Conservative and Labour Economic Policies
Summary :
Table of Contents
- Introduction.
- The Thatcher-Major years.
- The change.
- Reduction in civil servants.
- A new context.
- Recent economic and social history of the United Kingdom.
- The political situation in Britain.
- Left/right division.
- Globalization.
- The Rrse of 'New Labour'.
- The leader of the maximalists.
- Socialism and neo-liberalism.
- M. Thatcher's policies.
- The party transformation.
- Vision of Tony Blair.
- Analysis of the New Labour.
- The characteristics Blair's policies.
- The third way.
- Importance on enterprise and fairness.
- The priorites of third way.
- The Limits of Blairism.
- Conclusion.
- Bibliography.
Abstract
After World War II, a new economic philosophy called "Keynesianism" - different from the "laissez-faire" of old - became prevalent; to his main proponent, John Maynard Keynes (1883-1945), free operation of the market was a good thing but it might prove insufficient to ensure full employment in the long term. The State itself should therefore see to it that effective demand (Keynes attached primary importance to it rather than supply) was always renewed by spending money (expanding the money supply, a policy known as reflation) in order to increase purchasing power and encourage private investment, i.e. rejuvenate economic activity. The government had therefore to be much more interventionist and to operate demand management (which meant economic planning). This is what the labour government did when the core of the economy (steel, coal, airlines, railways, banks, petroleum, telephone logic), seen as too important to be left to the marketplace, was nationalized.
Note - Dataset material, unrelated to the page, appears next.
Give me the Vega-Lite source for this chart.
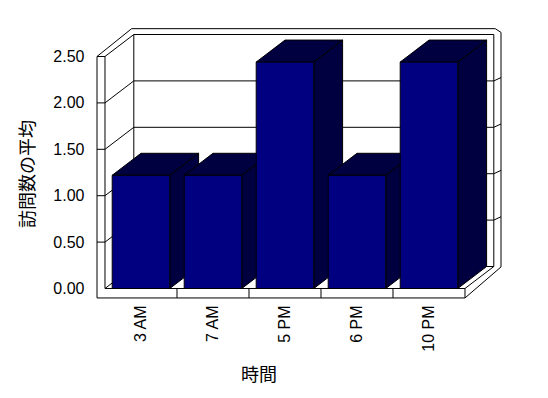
{
  "$schema": "https://vega.github.io/schema/vega-lite/v6.json",
  "width": 404,
  "height": 270,
  "autosize": {"type": "none"},
  "padding": {"left": 97, "top": 28, "right": 47, "bottom": 100},
  "background": "white",
  "config": {"view": {"stroke": null}},
  "datasets": {
    "visits": [
      {"hour": "3 AM", "avg": 1.22},
      {"hour": "7 AM", "avg": 1.22},
      {"hour": "5 PM", "avg": 2.44},
      {"hour": "6 PM", "avg": 1.22},
      {"hour": "10 PM", "avg": 2.44}
    ],
    "ticks": [{"t": 0}, {"t": 0.5}, {"t": 1}, {"t": 1.5}, {"t": 2}, {"t": 2.5}],
    "frame": [
      {"u": -0.111, "v": -0.102, "u2": -0.111, "v2": 2.5},
      {"u": 0, "v": 0, "u2": 0, "v2": 2.5},
      {"u": -0.111, "v": -0.102, "u2": 5, "v2": -0.102},
      {"u": 0, "v": 0, "u2": 5, "v2": 0},
      {"u": 5, "v": -0.102, "u2": 5, "v2": 0},
      {"u": 1, "v": -0.102, "u2": 1, "v2": 0},
      {"u": 2, "v": -0.102, "u2": 2, "v2": 0},
      {"u": 3, "v": -0.102, "u2": 3, "v2": 0},
      {"u": 4, "v": -0.102, "u2": 4, "v2": 0},
      {"u": -0.111, "v": 2.5, "u2": 0.37, "v2": 2.8},
      {"u": 0.37, "v": 2.8, "u2": 5.42, "v2": 2.8},
      {"u": 5.42, "v": 2.8, "u2": 5.5, "v2": 2.76},
      {"u": 5.5, "v": 2.76, "u2": 5.5, "v2": 0.232},
      {"u": 5, "v": -0.102, "u2": 5.5, "v2": 0.232},
      {"u": 5, "v": 0, "u2": 5.4, "v2": 0.237},
      {"u": 0.4, "v": 0.237, "u2": 0.4, "v2": 2.737},
      {"u": 5.4, "v": 0.237, "u2": 5.4, "v2": 2.737}
    ]
  },
  "encoding": {
    "x": {"field": "u", "type": "quantitative", "stack": null, "scale": {"domain": [-0.1111, 5.5], "nice": false, "zero": false}, "axis": null},
    "y": {
      "field": "v", "type": "quantitative", "stack": null,
      "scale": {"domain": [-0.1024, 2.8071], "nice": false, "zero": false},
      "axis": {
        "title": "訪問数の平均",
        "values": [0, 0.5, 1, 1.5, 2, 2.5],
        "format": ".2f",
        "domain": false, "ticks": false, "tickSize": 0, "grid": false,
        "labelPadding": 13,
        "labelFont": "Liberation Sans", "labelFontSize": 16, "labelColor": "black",
        "titleFont": "Noto Sans CJK JP", "titleFontSize": 18, "titleFontWeight": "normal", "titleColor": "black",
        "titleAngle": -90, "titleX": -69, "titleY": 145.5, "titleBaseline": "middle", "titleAlign": "center"
      }
    }
  },
  "layer": [
    {
      "data": {"name": "frame"},
      "mark": {"type": "rule", "color": "black", "strokeWidth": 1},
      "encoding": {"x2": {"field": "u2"}, "y2": {"field": "v2"}}
    },
    {
      "data": {"name": "ticks"},
      "transform": [
        {"calculate": "0", "as": "u"},
        {"calculate": "datum.t", "as": "v"},
        {"calculate": "0.4", "as": "u2"},
        {"calculate": "datum.t + 0.237", "as": "v2"}
      ],
      "mark": {"type": "rule", "color": "black", "strokeWidth": 1},
      "encoding": {"x2": {"field": "u2"}, "y2": {"field": "v2"}}
    },
    {
      "data": {"name": "ticks"},
      "transform": [
        {"calculate": "0.4", "as": "u"},
        {"calculate": "datum.t + 0.237", "as": "v"},
        {"calculate": "5.4", "as": "u2"},
        {"calculate": "datum.t + 0.237", "as": "v2"}
      ],
      "mark": {"type": "rule", "color": "black", "strokeWidth": 1},
      "encoding": {"x2": {"field": "u2"}, "y2": {"field": "v2"}}
    },
    {
      "data": {"name": "ticks"},
      "transform": [
        {"filter": "datum.t > 0"},
        {"calculate": "-0.111", "as": "u"},
        {"calculate": "datum.t", "as": "v"},
        {"calculate": "0", "as": "u2"},
        {"calculate": "datum.t", "as": "v2"}
      ],
      "mark": {"type": "rule", "color": "black", "strokeWidth": 1},
      "encoding": {"x2": {"field": "u2"}, "y2": {"field": "v2"}}
    },
    {
      "data": {"name": "ticks"},
      "transform": [
        {"filter": "datum.t > 0 && datum.t < 2.5"},
        {"calculate": "5.4", "as": "u"},
        {"calculate": "datum.t + 0.237", "as": "v"},
        {"calculate": "5.5", "as": "u2"},
        {"calculate": "datum.t + 0.273", "as": "v2"}
      ],
      "mark": {"type": "rule", "color": "black", "strokeWidth": 1},
      "encoding": {"x2": {"field": "u2"}, "y2": {"field": "v2"}}
    },
    {
      "data": {"name": "visits"},
      "transform": [
        {"window": [{"op": "row_number", "as": "n"}]},
        {"calculate": "[0, 1]", "as": "k"},
        {"flatten": ["k"]},
        {"calculate": "datum.n - 0.1 + 0.4 * datum.k", "as": "u"},
        {"calculate": "0.237 * datum.k", "as": "v"},
        {"calculate": "datum.avg + 0.237 * datum.k", "as": "v2"}
      ],
      "mark": {"type": "area", "orient": "vertical", "fill": "#000040", "stroke": "black", "strokeWidth": 1},
      "encoding": {"y2": {"field": "v2"}, "detail": {"field": "hour"}}
    },
    {
      "data": {"name": "visits"},
      "transform": [
        {"window": [{"op": "row_number", "as": "n"}]},
        {"calculate": "[0, 1]", "as": "k"},
        {"flatten": ["k"]},
        {"calculate": "datum.n - 0.9 + 0.4 * datum.k", "as": "u"},
        {"calculate": "datum.n - 0.1 + 0.4 * datum.k", "as": "u2"},
        {"calculate": "datum.avg + 0.237 * datum.k", "as": "v"}
      ],
      "mark": {"type": "area", "orient": "horizontal", "fill": "#000040", "stroke": "black", "strokeWidth": 1},
      "encoding": {"x2": {"field": "u2"}, "detail": {"field": "hour"}}
    },
    {
      "data": {"name": "visits"},
      "transform": [
        {"window": [{"op": "row_number", "as": "n"}]},
        {"calculate": "datum.n - 0.9", "as": "u"},
        {"calculate": "datum.n - 0.1", "as": "u2"},
        {"calculate": "0", "as": "v"},
        {"calculate": "datum.avg", "as": "v2"}
      ],
      "mark": {"type": "rect", "fill": "#000080", "stroke": "black", "strokeWidth": 1},
      "encoding": {"x2": {"field": "u2"}, "y2": {"field": "v2"}}
    },
    {
      "data": {"name": "visits"},
      "transform": [
        {"calculate": "datum.avg", "as": "v"}
      ],
      "mark": {"type": "point", "opacity": 0},
      "encoding": {
        "x": {
          "field": "hour", "type": "nominal", "sort": null,
          "scale": {"type": "band", "paddingInner": 0, "paddingOuter": 0.30556, "align": 0.18182},
          "axis": {
            "title": "時間",
            "labelAngle": -90, "labelPadding": 7,
            "ticks": false, "tickSize": 0, "domain": false, "grid": false,
            "labelFont": "Liberation Sans", "labelFontSize": 16, "labelColor": "black",
            "titleFont": "Noto Sans CJK JP", "titleFontSize": 18, "titleFontWeight": "normal", "titleColor": "black",
            "titleX": 161.5, "titleY": 77, "titleBaseline": "middle", "titleAlign": "center"
          }
        }
      }
    }
  ],
  "resolve": {"scale": {"x": "independent"}}
}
For a number of reasons (e.g. large monopolies were to a degree able to insulate their investment and employment policies from central government ones; large amounts of money were invested abroad by the profit-seeking middle-classes), and despite the 1964-1970 labour governments' efforts (an incomes policy, a national plan, devaluation of the pound in 1967), this new approach did not work at all.